%%
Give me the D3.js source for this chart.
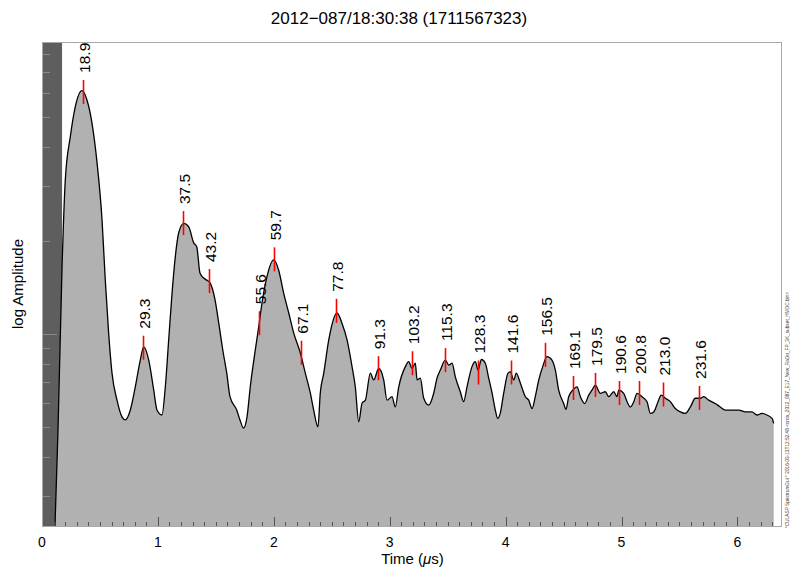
<!DOCTYPE html>
<html>
<head>
<meta charset="utf-8">
<script src="https://cdn.jsdelivr.net/npm/d3@7"></script>
<style>
  body { margin: 0; background: #fff; }
  svg { display: block; font-family: "Liberation Sans", Arial, Helvetica, sans-serif; }
</style>
</head>
<body>
<div class="svg-container"></div>
<script>
const title = '2012\u2212087/18:30:38 (1711567323)'
const footer = '*CULASP SpectrumGui * 2016-03-13T12:52:48 <crda_2012_087_E17_New_RaDo_FP_3K_subset_HMDC.bin>'

// time in microseconds, amplitude as log10
const times = [0.112, 0.138, 0.173, 0.201, 0.244, 0.287, 0.345, 0.388, 0.431, 0.475, 0.518, 0.546, 0.575, 0.604, 0.647, 0.690, 0.719, 0.762, 0.805, 0.848,
  0.877, 0.921, 0.964, 0.992, 1.035, 1.064, 1.093, 1.122, 1.150, 1.179, 1.223, 1.266, 1.309, 1.335, 1.363, 1.395, 1.421, 1.450, 1.493, 1.521,
  1.564, 1.594, 1.622, 1.680, 1.708, 1.739, 1.769, 1.797, 1.840, 1.870, 1.898, 1.941, 1.999, 2.042, 2.085, 2.129, 2.172, 2.229, 2.272, 2.315,
  2.344, 2.381, 2.401, 2.431, 2.474, 2.545, 2.588, 2.632, 2.675, 2.703, 2.733, 2.761, 2.790, 2.833, 2.862, 2.905, 2.948, 2.977, 3.020, 3.048,
  3.078, 3.135, 3.164, 3.192, 3.221, 3.236, 3.264, 3.293, 3.337, 3.380, 3.408, 3.437, 3.480, 3.509, 3.538, 3.566, 3.609, 3.638, 3.667, 3.710,
  3.739, 3.762, 3.791, 3.825, 3.854, 3.883, 3.911, 3.932, 3.954, 3.984, 4.021, 4.041, 4.070, 4.092, 4.127, 4.170, 4.199, 4.228, 4.256, 4.286,
  4.320, 4.357, 4.400, 4.429, 4.458, 4.501, 4.521, 4.544, 4.579, 4.616, 4.645, 4.682, 4.717, 4.745, 4.774, 4.817, 4.860, 4.890, 4.933, 4.961,
  4.976, 5.019, 5.048, 5.076, 5.106, 5.134, 5.177, 5.220, 5.249, 5.278, 5.315, 5.343, 5.378, 5.421, 5.464, 5.507, 5.550, 5.594, 5.637, 5.680,
  5.709, 5.752, 5.809, 5.852, 5.896, 5.953, 6.011, 6.068, 6.126, 6.169, 6.212, 6.255, 6.299, 6.313]
const logAmps = [0.381, 0.690, 1.217, 1.497, 1.636, 1.733, 1.785, 1.755, 1.681, 1.552, 1.368, 1.174, 1.003, 0.874, 0.787, 0.733, 0.723, 0.755, 0.830, 0.916,
  0.959, 0.916, 0.819, 0.755, 0.739, 0.830, 0.981, 1.132, 1.249, 1.326, 1.357, 1.346, 1.294, 1.282, 1.197, 1.181, 1.174, 1.165, 1.110, 1.045,
  0.939, 0.874, 0.798, 0.755, 0.723, 0.697, 0.733, 0.830, 0.948, 1.024, 1.100, 1.185, 1.239, 1.206, 1.132, 1.068, 1.003, 0.939, 0.874, 0.810,
  0.755, 0.701, 0.810, 0.874, 0.981, 1.068, 1.035, 0.981, 0.895, 0.830, 0.717, 0.777, 0.787, 0.874, 0.852, 0.889, 0.852, 0.787, 0.798, 0.765,
  0.830, 0.895, 0.911, 0.890, 0.906, 0.852, 0.858, 0.794, 0.771, 0.810, 0.858, 0.884, 0.916, 0.900, 0.906, 0.862, 0.814, 0.782, 0.830, 0.895,
  0.911, 0.884, 0.918, 0.906, 0.858, 0.810, 0.755, 0.728, 0.745, 0.810, 0.874, 0.878, 0.852, 0.874, 0.842, 0.798, 0.787, 0.760, 0.798, 0.852,
  0.895, 0.927, 0.916, 0.884, 0.819, 0.776, 0.757, 0.798, 0.819, 0.830, 0.798, 0.776, 0.803, 0.819, 0.835, 0.809, 0.814, 0.798, 0.814, 0.798,
  0.819, 0.809, 0.782, 0.765, 0.782, 0.809, 0.798, 0.782, 0.744, 0.749, 0.782, 0.803, 0.793, 0.782, 0.760, 0.749, 0.744, 0.765, 0.793, 0.793,
  0.798, 0.787, 0.776, 0.765, 0.755, 0.755, 0.755, 0.749, 0.749, 0.739, 0.744, 0.739, 0.728, 0.712]

const peakTimes = [0.354, 0.871, 1.219, 1.438, 1.870, 2.004, 2.232, 2.539, 2.899, 3.192, 3.475, 3.765, 4.044, 4.343, 4.582, 4.774, 4.976, 5.151, 5.358, 5.666]
const peakLogAmps = [1.781, 0.956, 1.358, 1.171, 1.035, 1.241, 0.940, 1.075, 0.890, 0.906, 0.916, 0.876, 0.876, 0.933, 0.826, 0.836, 0.810, 0.810, 0.805, 0.794]
const peakLabels = ['18.9', '29.3', '37.5', '43.2', '55.6', '59.7', '67.1', '77.8', '91.3', '103.2', '115.3', '128.3', '141.6', '156.5', '169.1', '179.5', '190.6', '200.8', '213.0', '231.6']

const xTicks = [0, 1, 2, 3, 4, 5, 6]
const xDomain = [0, 6.376]
const yDomain = [0.381, 1.942]
const blankEnd = 0.173

const width = 800
const height = 578
const margin = { top: 42, right: 19, bottom: 52, left: 42 }
const graphWidth = width - margin.left - margin.right
const graphHeight = height - margin.top - margin.bottom

const data = times.map((t, i) => ({ t: t, v: logAmps[i] }))
const peaks = peakTimes.map((t, i) => ({ t: t, v: peakLogAmps[i], label: peakLabels[i] }))

const svg = d3.select('.svg-container').append('svg')
  .attr('width', width)
  .attr('height', height)

svg.append('rect').attr('width', width).attr('height', height).attr('fill', '#fff')

const graph = svg.append('g')
  .attr('transform', `translate(${margin.left},${margin.top})`)

const x = d3.scaleLinear().domain(xDomain).range([0, graphWidth])
const y = d3.scaleLinear().domain(yDomain).range([graphHeight, 0])

// blanked region at the start
graph.append('rect')
  .attr('x', x(0))
  .attr('y', 0)
  .attr('width', x(blankEnd) - x(0))
  .attr('height', graphHeight)
  .attr('fill', '#5e5e5e')

const area = d3.area()
  .curve(d3.curveMonotoneX)
  .x(d => x(d.t))
  .y0(y(yDomain[0]))
  .y1(d => y(d.v))

const line = d3.line()
  .curve(d3.curveMonotoneX)
  .x(d => x(d.t))
  .y(d => y(d.v))

graph.append('path').datum(data)
  .attr('d', area)
  .attr('fill', '#b1b1b1')

graph.append('path').datum(data)
  .attr('d', line)
  .attr('fill', 'none')
  .attr('stroke', '#000')
  .attr('stroke-width', 1.3)
  .attr('stroke-linejoin', 'round')

// log ticks on the left
const yMinor = []
;[1, 10].forEach(dec => {
  d3.range(2, 10).forEach(m => {
    const v = Math.log10(m * dec)
    if (v > yDomain[0] && v < yDomain[1]) yMinor.push(v)
  })
})
const yMajor = [1]

graph.selectAll('.ytick').data(yMinor.map(v => ({ v: v, len: 8 })).concat(yMajor.map(v => ({ v: v, len: 15 }))))
  .enter().append('line')
  .attr('x1', 0)
  .attr('x2', d => d.len)
  .attr('y1', d => Math.round(y(d.v)) + 0.5)
  .attr('y2', d => Math.round(y(d.v)) + 0.5)
  .attr('stroke', '#8a8a8a')
  .attr('stroke-width', 1)

// ticks along the bottom
const xMinor = d3.range(1, 64).map(i => i / 10).filter(v => Math.abs(v - Math.round(v)) > 0.01)

graph.selectAll('.xminor').data(xMinor)
  .enter().append('line')
  .attr('x1', d => Math.round(x(d)) + 0.5)
  .attr('x2', d => Math.round(x(d)) + 0.5)
  .attr('y1', graphHeight)
  .attr('y2', graphHeight - 4)
  .attr('stroke', '#555')

graph.selectAll('.xmajor').data(xTicks)
  .enter().append('line')
  .attr('x1', d => Math.round(x(d)) + 0.5)
  .attr('x2', d => Math.round(x(d)) + 0.5)
  .attr('y1', graphHeight)
  .attr('y2', graphHeight - 9)
  .attr('stroke', '#555')

graph.selectAll('.xlabel').data(xTicks)
  .enter().append('text')
  .attr('x', d => x(d))
  .attr('y', graphHeight + 21)
  .attr('text-anchor', 'middle')
  .attr('font-size', 14)
  .attr('fill', '#000')
  .text(d => d)

// frame
graph.append('rect')
  .attr('x', 0.5)
  .attr('y', 0.5)
  .attr('width', graphWidth)
  .attr('height', graphHeight)
  .attr('fill', 'none')
  .attr('stroke', '#a8a8a8')

// peak markers
graph.selectAll('.pk').data(peaks)
  .enter().append('line')
  .attr('x1', d => Math.round(x(d.t)) + 0.5)
  .attr('x2', d => Math.round(x(d.t)) + 0.5)
  .attr('y1', d => y(d.v) - 12)
  .attr('y2', d => y(d.v) + 12)
  .attr('stroke', '#ff0000')
  .attr('stroke-width', 1.6)

graph.selectAll('.pklabel').data(peaks)
  .enter().append('text')
  .attr('transform', d => `translate(${x(d.t) + 1.5},${y(d.v) - 19}) rotate(-90)`)
  .attr('dy', '0.36em')
  .attr('font-size', 15.5)
  .attr('fill', '#000')
  .text(d => d.label)

// titles
svg.append('text')
  .attr('x', 399)
  .attr('y', 24)
  .attr('text-anchor', 'middle')
  .attr('font-size', 17)
  .text(title)

const xl = svg.append('text')
  .attr('x', margin.left + graphWidth / 2 + 1)
  .attr('y', 564)
  .attr('text-anchor', 'middle')
  .attr('font-size', 15)
xl.append('tspan').text('Time (')
xl.append('tspan').attr('font-style', 'italic').text('\u03bc')
xl.append('tspan').text('s)')

svg.append('text')
  .attr('transform', `translate(23,${margin.top + graphHeight / 2}) rotate(-90)`)
  .attr('text-anchor', 'middle')
  .attr('font-size', 15)
  .text('log Amplitude')

svg.append('text')
  .attr('transform', 'translate(789,528) rotate(-90)')
  .attr('font-size', 4.5)
  .attr('fill', '#444')
  .attr('textLength', 236)
  .attr('lengthAdjust', 'spacingAndGlyphs')
  .text(footer)
</script>
</body>
</html>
%%
Take the lines from the start of the material to the line with "const footer = '*CULASP", both included, and transcribe them exactly without the pictures.

Answer to the exercise:
Give me the D3.js source for this chart.
<!DOCTYPE html>
<html>
<head>
<meta charset="utf-8">
<script src="https://cdn.jsdelivr.net/npm/d3@7"></script>
<style>
  body { margin: 0; background: #fff; }
  svg { display: block; font-family: "Liberation Sans", Arial, Helvetica, sans-serif; }
</style>
</head>
<body>
<div class="svg-container"></div>
<script>
const title = '2012\u2212087/18:30:38 (1711567323)'
const footer = '*CULASP SpectrumGui * 2016-03-13T12:52:48 <crda_2012_087_E17_New_RaDo_FP_3K_subset_HMDC.bin>'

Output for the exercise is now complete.